Le Médecin de famille canadien publie ce mois-ci une revue systématique des études ayant évalué l’utilisation médicale des cannabinoïdes (page e78)1. Après avoir identifié 1085 articles et retenu 31 publications pertinentes, les auteurs arrivent aux conclusions suivantes: il existe des preuves raisonnables en faveur de l’utilisation des cannabinoïdes pour les nausées et vomissements associés à la chimiothérapie; ces produits pourraient améliorer la spasticité surtout dans la sclérose en plaques; il n’est pas certain que les cannabinoïdes puissent soulager la douleur, et si tel était le cas, ce ne serait que pour la douleur neuropathique, et les bienfaits seraient alors modestes. En contrepartie, les effets indésirables sont très fréquents, à tel point que les auteurs indiquent que les bénéfices attendus devraient être très élevés avant même de songer à les utiliser. À ce sujet, ils ajoutent:
Les données probantes font valoir que les effets les plus constants des cannabinoïdes médicaux sont des événements indésirables. Les divers effets indésirables sont d’une plus grande ampleur que les bienfaits potentiels pour les problèmes visés1. (Traduction libre)
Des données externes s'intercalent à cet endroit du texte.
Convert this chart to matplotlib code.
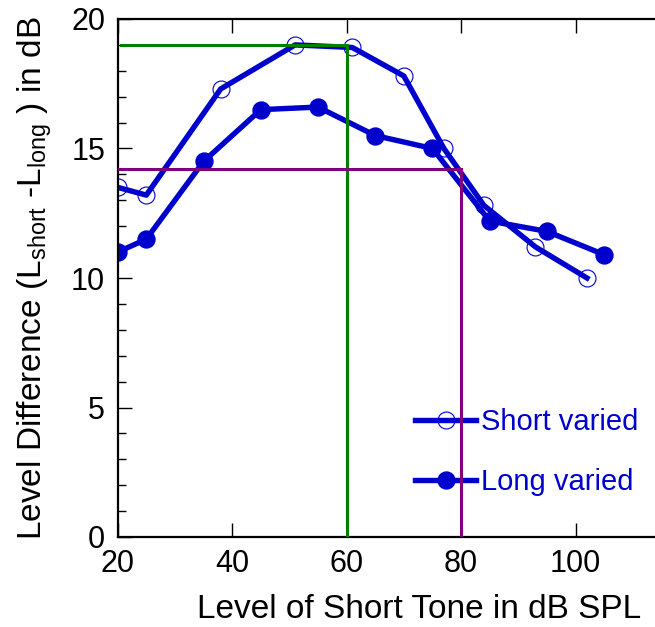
import matplotlib
matplotlib.use("Agg")
import matplotlib.pyplot as plt
from matplotlib.ticker import MultipleLocator

# Level of short tone (dB SPL) and level difference (dB)
short_x = [20, 25, 38, 51, 61, 70, 77, 84, 93, 102]
short_y = [13.5, 13.2, 17.3, 19.0, 18.9, 17.8, 15.0, 12.8, 11.2, 10.0]

long_x = [20, 25, 35, 45, 55, 65, 75, 85, 95, 105]
long_y = [11.0, 11.5, 14.5, 16.5, 16.6, 15.5, 15.0, 12.2, 11.8, 10.9]

# reference crosshairs: (x, y) for the green and purple lines
green_ref = (60, 19.0)
purple_ref = (80, 14.2)

plt.rcParams['font.family'] = ['Liberation Sans', 'DejaVu Sans']
plt.rcParams['mathtext.fontset'] = 'custom'
plt.rcParams['mathtext.rm'] = 'Liberation Sans'
plt.rcParams['mathtext.it'] = 'Liberation Sans'

blue = '#0000cc'

fig = plt.figure(figsize=(6.55, 6.27), dpi=100)
# right spine sits outside the picture, like in the original
ax = fig.add_axes([117.7 / 655, 90 / 627, 572.3 / 655, 518 / 627])

ax.plot(short_x, short_y, color=blue, lw=3.9, marker='o', ms=12.2,
        mfc='none', mec=blue, mew=0.8, label='Short varied', zorder=2)
ax.plot(long_x, long_y, color=blue, lw=3.9, marker='o', ms=12.2,
        mfc=blue, mec=blue, label='Long varied', zorder=2)

# crosshair lines
gx, gy = green_ref
ax.plot([20.6, gx], [gy, gy], color='#008000', lw=2.2, zorder=3)
ax.plot([gx, gx], [0, gy], color='#008000', lw=2.2, zorder=3)
px, py = purple_ref
ax.plot([20, px], [py, py], color='#800080', lw=2.2, zorder=3)
ax.plot([px, px], [0, py], color='#800080', lw=2.2, zorder=3)

ax.set_xlim(20, 120)
ax.set_ylim(0, 20)
ax.set_xticks([20, 40, 60, 80, 100, 120])
ax.set_xticklabels(['20', '40', '60', '80', '100', ''])
ax.set_yticks([0, 5, 10, 15, 20])
ax.yaxis.set_minor_locator(MultipleLocator(1))
ax.tick_params(which='both', direction='in', top=True, right=False, labelsize=22)
ax.tick_params(which='major', length=10, width=1)
ax.tick_params(which='minor', length=6, width=1)
ax.tick_params(axis='x', pad=9)
ax.tick_params(axis='y', pad=9)
for s in ax.spines.values():
    s.set_linewidth(1.6)

ax.set_xlabel('Level of Short Tone in dB SPL', fontsize=24)
ax.xaxis.set_label_coords((419 - 117.7) / 572.3, -(610 - 537) / 518, transform=ax.transAxes)
ax.xaxis.label.set_va('center')
ax.set_ylabel(r'Level Difference (L$_{\rm short}$ -L$_{\rm long}$ ) in dB', fontsize=24, labelpad=12)

leg = ax.legend(loc='center left', bbox_to_anchor=(415 / 655, 1 - 452 / 627),
                bbox_transform=fig.transFigure, frameon=False, borderpad=0,
                borderaxespad=0, fontsize=21, labelcolor=blue, handlelength=2.1,
                handletextpad=0.18, labelspacing=1.1, markerscale=1.0)
leg.set_zorder(1)

fig.savefig('out.png', dpi=100)
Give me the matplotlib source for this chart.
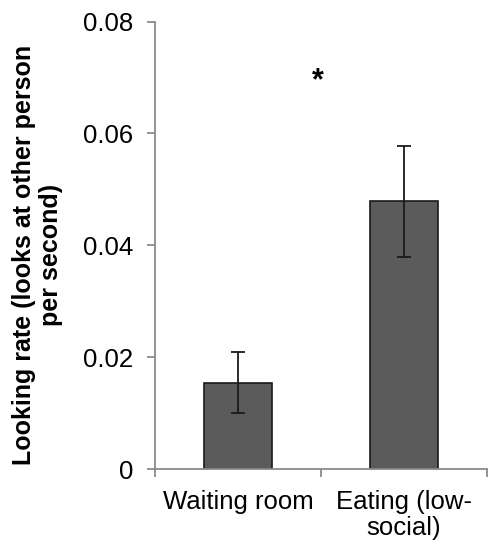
import matplotlib
matplotlib.use("Agg")
import matplotlib.pyplot as plt
import numpy as np

plt.rcParams['font.family'] = ['Liberation Sans', 'DejaVu Sans']

# data
categories = ["Waiting room", "Eating (low-\nsocial)"]
means = [0.0154, 0.0479]
err_low = [0.0100, 0.0379]
err_high = [0.0209, 0.0578]
yticks = [0, 0.02, 0.04, 0.06, 0.08]
ytick_labels = ["0", "0.02", "0.04", "0.06", "0.08"]

fig = plt.figure(figsize=(4.88, 5.41), dpi=100)
ax = fig.add_axes([0.318, 0.133, 0.680, 0.827])

x = np.arange(len(categories))
yerr = [np.array(means) - np.array(err_low), np.array(err_high) - np.array(means)]
ax.bar(x, means, width=0.41, color="#5b5b5b", edgecolor="#1a1a1a", linewidth=1.2, zorder=2)
ax.errorbar(x, means, yerr=yerr, fmt="none", ecolor="#1a1a1a", elinewidth=1.3,
            capsize=4.7, capthick=1.3, zorder=3)

# significance star
ax.text(0.48, 0.0693, "*", ha="center", va="center", fontsize=22, fontweight="bold")

ax.set_xlim(-0.5, 1.5)
ax.set_ylim(0, 0.08)
ax.set_yticks(yticks)
ax.set_yticklabels(ytick_labels, fontsize=18.5)
ax.set_xticks(x)
ax.set_xticklabels(categories, fontsize=18.5, linespacing=1.12)
ax.set_xticks([-0.5, 0.5, 1.5], minor=True)
ax.tick_params(axis="x", which="major", length=0, pad=15)
ax.tick_params(axis="x", which="minor", length=6, width=1.3, color="#8a8a8a")
ax.tick_params(axis="y", length=6, width=1.3, color="#8a8a8a", pad=10)

for side in ["top", "right"]:
    ax.spines[side].set_visible(False)
for side in ["left", "bottom"]:
    ax.spines[side].set_color("#8a8a8a")
    ax.spines[side].set_linewidth(1.3)

ax.set_ylabel("Looking rate (looks at other person\nper second)", fontsize=18,
              fontweight="bold", linespacing=1.15)
ax.yaxis.set_label_coords(-0.278, 0.478)

fig.savefig("out.png", dpi=100)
Les conclusions de cette analyse ne surprennent pas: étude après étude, analyse après analyse, revue après revue2,3, on arrive sensiblement toujours au même constat: les cannabinoïdes ont peu de place dans l’arsenal thérapeutique contemporain sauf dans des situations bien particulières ou en fin de parcours quand rien d’autre n’a fonctionné.
Malgré cela, certains prétendent que les cannabinoïdes pourraient améliorer la qualité de vie des utilisateurs. Or, une publication récente vient contredire cette croyance. Les résultats de cette méta-analyse concluent qu’il n’est pas possible d’établir une relation entre la qualité de vie et la consommation de cannabis4.
Normalement, face à pareils constats, on devrait arrêter de tergiverser sur les bienfaits potentiels du cannabis ou des cannabinoïdes et clore le débat une fois pour toutes. Si ces produits sont si peu efficaces (ou de façon si marginale), génèrent tant d’effets secondaires et ne changent rien à la qualité de vie, il n’y aurait aucune raison de s’en servir, sauf dans des situations bien particulières. N’est-ce pas ce que nous ferions pour toute autre substance?
Mais pas avec le cannabis ou les cannabinoïdes!
On dirait qu’avec ceux-ci, il y a toujours mille et une raisons de croire (ou prétendre?) que la substance pourrait être utile dans une telle ou telle situation; les arguments étant alors toujours les mêmes: pas suffisamment de recherches; preuves insuffisantes; pot inhalé plutôt que cannabinoïdes; plus de tétrahydrocannabinol et moins de cannabidiol; moins de tétrahydrocannabinol et plus de cannabidiol… et quoi encore!
Mais le plus étrange dans cette histoire est certainement le paradoxe sociétal. Si le cannabis est à ce point inefficace, génère tant d’effets indésirables et ne change rien à la qualité de vie, pourquoi donc 3,4 millions de Canadiens en ont-ils consommé au cours de l’année5? Pourquoi ces individus fument-ils du pot dont ils ne connaissent même pas l’origine, acceptent-ils de payer pour une substance dont ils ne sont pas certains de la composition et s’exposent-ils aux risques judiciaires associés à la production, la possession et la consommation d’une substance illicite?
Pour son usage récréatif, me dites-vous? D’accord. Mais qu’entend-on par usage récréatif? Sans doute que la plupart des consommateurs recherchent ses effets psychotropes comme c’est le cas pour toutes les autres drogues, le tabac et l’alcool inclus; qu’ils ont besoin de l’excitation, de l’euphorie ou de la sédation associées à la substance; qu’ils recherchent un mieux-être, même transitoire. Sinon, pourquoi consommeraient-ils donc une substance prétendument inefficace et inutile, et de surcroît accepteraient-ils de payer pour l’obtenir? Il y a là comme un paradoxe. Quoi qu’en dise la science, le cannabis continuera d’être consommé.
Conséquemment, les médecins de famille auraient intérêt à se familiariser davantage avec les cannabinoïdes, comme ils le font pour le tabac, l’alcool et les autres drogues et psychotropes utilisés par certains patients, dans le but de mieux les conseiller et les aider. Et ce, peu importe que la substance soit utilisée à des fins médicales ou récréatives.